Tyron Woodley co prawda obronił swój pas, pokonując na UFC 214 Demiana Maię, jednak obraz walki pozostawił wiele do życzenia. Prezydentf UFC, Dana White, dosyć krytycznie odniósł się do tej kwestii.

Na konferencji prasowej po gali, White powiedział dziennikarzom, że pojedynek którego celem jest pobicie rekordu najmniejszej ilości ciosów, wcale go nie porwał:

Słuchajcie, jeżeli bijecie rekord w zadaniu najmniejszej ilości ciosów zadanych w pięciorundowym pojedynku, i faktycznie go pobijecie, bo wcześniej wynosił on jakieś 130 [uderzeń], a gość zadał 60 czy ileś tam, to myślę, że to jest najlepszym podsumowaniem wszystkiego.

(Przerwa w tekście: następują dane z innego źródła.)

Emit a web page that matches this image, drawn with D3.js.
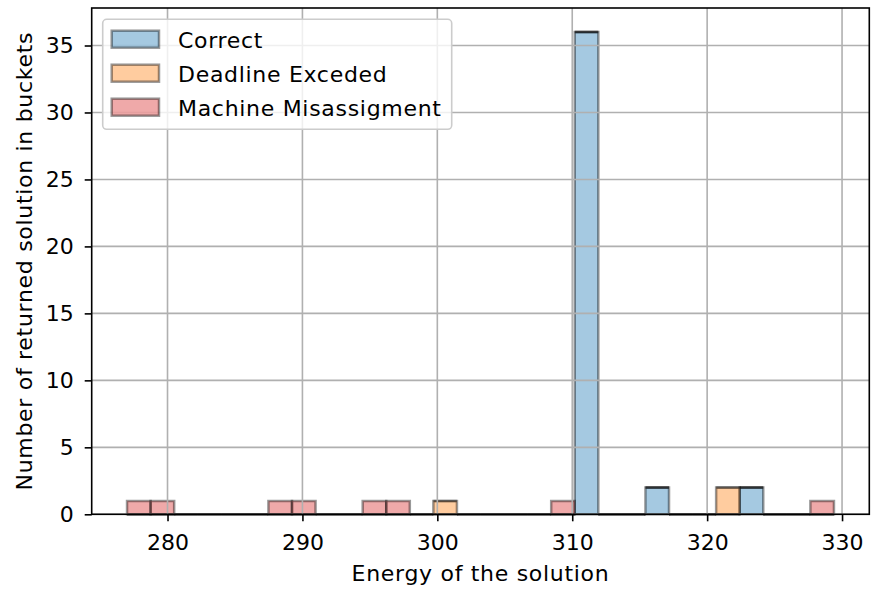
<!DOCTYPE html>
<html>
<head>
<meta charset="utf-8">
<script src="https://cdn.jsdelivr.net/npm/d3@7"></script>
<style>
  body { margin: 0; background: #fff; }
  text { font-family: "DejaVu Sans", sans-serif; }
</style>
</head>
<body>
<div id="chart"></div>
<script>
// histogram: 30 bins between min and max energy
var energyMin = 277.0;
var energyMax = 329.4;
var nBins = 30;

var seriesNames = ["Correct", "Deadline Exceded", "Machine Misassigment"];
var seriesColors = ["#1f77b4", "#ff7f0e", "#d62728"];

// counts per bin
var correctCounts  = [0,0,0,0,0,0,0,0,0,0, 0,0,0,0,0,0,0,0,0,36, 0,0,2,0,0,0,2,0,0,0];
var deadlineCounts = [0,0,0,0,0,0,0,0,0,0, 0,0,0,1,0,0,0,0,0,0, 0,0,0,0,0,2,0,0,0,0];
var machineCounts  = [1,1,0,0,0,0,1,1,0,0, 1,1,0,0,0,0,0,0,1,0, 0,0,0,0,0,0,0,0,0,1];

var xTicks = [280, 290, 300, 310, 320, 330];
var yTicks = [0, 5, 10, 15, 20, 25, 30, 35];

function init()
{
    var w = 871;
    var h = 590;
    var left = 91.7, right = 869.3, top = 8, bottom = 514.3;
    var fs = "22px";
    var ls = "0.7px";

    var binW = (energyMax - energyMin) / nBins;
    var pad = (energyMax - energyMin) * 0.05;

    var x = d3.scaleLinear()
              .domain([energyMin - pad, energyMax + pad])
              .range([left, right]);
    var y = d3.scaleLinear()
              .domain([0, 36 * 1.05])
              .range([bottom, top]);

    var svg = d3.select("#chart")
                .append("svg")
                .attr("width", w)
                .attr("height", h);

    // stacked data (zero-height bins kept, like matplotlib draws them)
    var allCounts = [correctCounts, deadlineCounts, machineCounts];
    var rows = [];
    for (var s = 0; s < allCounts.length; s++) {
        for (var i = 0; i < nBins; i++) {
            var base = 0;
            for (var k = 0; k < s; k++) base += allCounts[k][i];
            rows.push({
                s: s,
                x0: energyMin + i * binW,
                x1: energyMin + (i + 1) * binW,
                y0: base,
                y1: base + allCounts[s][i]
            });
        }
    }

    svg.append("g")
        .selectAll("path")
        .data(rows)
        .enter()
        .append("path")
        .attr("d", function(d) {
            return "M" + x(d.x0) + "," + y(d.y0) +
                   "V" + y(d.y1) + "H" + x(d.x1) +
                   "V" + y(d.y0) + "Z";
        })
        .style("fill", function(d) { return seriesColors[d.s]; })
        .style("fill-opacity", 0.4)
        .style("stroke", "#000")
        .style("stroke-opacity", 0.4)
        .style("stroke-width", 2.5);

    // grid (drawn above the bars, like matplotlib)
    var grid = svg.append("g");
    grid.selectAll(".gx")
        .data(xTicks)
        .enter()
        .append("line")
        .attr("x1", function(d) { return x(d); })
        .attr("x2", function(d) { return x(d); })
        .attr("y1", top)
        .attr("y2", bottom)
        .style("stroke", "#b0b0b0")
        .style("stroke-width", 1.6);
    grid.selectAll(".gy")
        .data(yTicks)
        .enter()
        .append("line")
        .attr("x1", left)
        .attr("x2", right)
        .attr("y1", function(d) { return y(d); })
        .attr("y2", function(d) { return y(d); })
        .style("stroke", "#b0b0b0")
        .style("stroke-width", 1.6);

    // axes
    var xAxis = d3.axisBottom(x).tickValues(xTicks).tickSize(7).tickPadding(8).tickSizeOuter(0);
    var yAxis = d3.axisLeft(y).tickValues(yTicks).tickSize(7).tickPadding(11).tickSizeOuter(0);

    var gx = svg.append("g")
        .attr("transform", "translate(0," + bottom + ")")
        .call(xAxis);
    var gy = svg.append("g")
        .attr("transform", "translate(" + left + ",0)")
        .call(yAxis);

    [gx, gy].forEach(function(g) {
        g.select(".domain").remove();
        g.selectAll(".tick line").style("stroke", "#000").style("stroke-width", 1.6);
        g.selectAll(".tick text")
         .style("font-family", "DejaVu Sans")
         .style("font-size", fs)
         .style("fill", "#000");
    });
    gx.selectAll(".tick text").attr("y", 20).attr("dy", "0.73em");

    // spines
    svg.append("rect")
        .attr("x", left)
        .attr("y", top)
        .attr("width", right - left)
        .attr("height", bottom - top)
        .style("fill", "none")
        .style("stroke", "#000")
        .style("stroke-width", 1.6);

    // labels
    svg.append("text")
        .attr("x", (left + right) / 2)
        .attr("y", 581)
        .attr("text-anchor", "middle")
        .style("font-size", fs)
        .style("letter-spacing", ls)
        .text("Energy of the solution");

    svg.append("text")
        .attr("transform", "translate(32," + ((top + bottom) / 2) + ") rotate(-90)")
        .attr("text-anchor", "middle")
        .style("font-size", fs)
        .style("letter-spacing", ls)
        .text("Number of returned solution in buckets");

    // legend
    var lg = svg.append("g");
    lg.append("rect")
        .attr("x", 102.7)
        .attr("y", 19.3)
        .attr("width", 349)
        .attr("height", 110)
        .attr("rx", 4)
        .style("fill", "#fff")
        .style("fill-opacity", 0.8)
        .style("stroke", "#cccccc")
        .style("stroke-width", 1.6);

    var items = lg.selectAll(".item")
        .data(seriesNames)
        .enter()
        .append("g")
        .attr("transform", function(d, i) { return "translate(0," + (i * 34) + ")"; });

    items.append("rect")
        .attr("x", 111.7)
        .attr("y", 30.7)
        .attr("width", 47.3)
        .attr("height", 17)
        .style("fill", function(d, i) { return seriesColors[i]; })
        .style("fill-opacity", 0.4)
        .style("stroke", "#000")
        .style("stroke-opacity", 0.4)
        .style("stroke-width", 2.5);

    items.append("text")
        .attr("x", 178)
        .attr("y", 47.5)
        .style("font-size", fs)
        .style("letter-spacing", ls)
        .text(function(d) { return d; });
}
window.onload = init;
</script>
</body>
</html>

Dana White odniósł się do publiczności i kibiców, jako wyznacznik tego, czy walka była dobra:

Gość [Maia] miał tylko jedno oko w pierwszej rundzie, a on [Woodley] jest szybszy, silniejszy, lepiej pracuje rękami i jest bardziej eksplozywny. Wierzę, że Woodley mógł skończyć to wszystko w pierwszej rundzie, a jeżeli nie, to już na pewno mógł zrobić to w drugiej. Jeżeli miałbyś kontrolować tego gościa, jest wybrykiem natury, byłby niesamowitym zawodnikiem. Słuchajcie, łatwo mówić, że zwycięstwo to zwycięstwo, jednak gdy jesteś wygwizdany na arenie, to znaczy, że ludzie nie chcą oglądać jak walczysz. I tak zarabiasz na siebie. Nie jest dobrze, jeżeli ludzie nie chcą cię oglądać.

Jeżeli zapytacie się fanów, czy chcą znowu oglądać walki Woodleya, spodziewam się większości głosów na nie. Kto chce płacić, żeby oglądać ponownie walki Tyrona Woodleya? Ma niesamowitą posturę i fizyczność, mógłby kończyć swoje walki kiedy chce, ale wiecie, nie chce ryzykować by tak się stało. Jeżeli nie ryzykujesz, nie zyskujesz.

Co dalej z Woodleyem? Po odwołaniu pomysłu na walkę z Georgesem St-Pierrem, White sugeruje Robbiego Lawlera, który wygrał na tej samej gali:

Jak na razie, na czubku mojej głowy, mam Robbiego Lawlera. Nie dostanie walki z GSP, ale pojedynek z Lawlerem też jest dobrą opcją.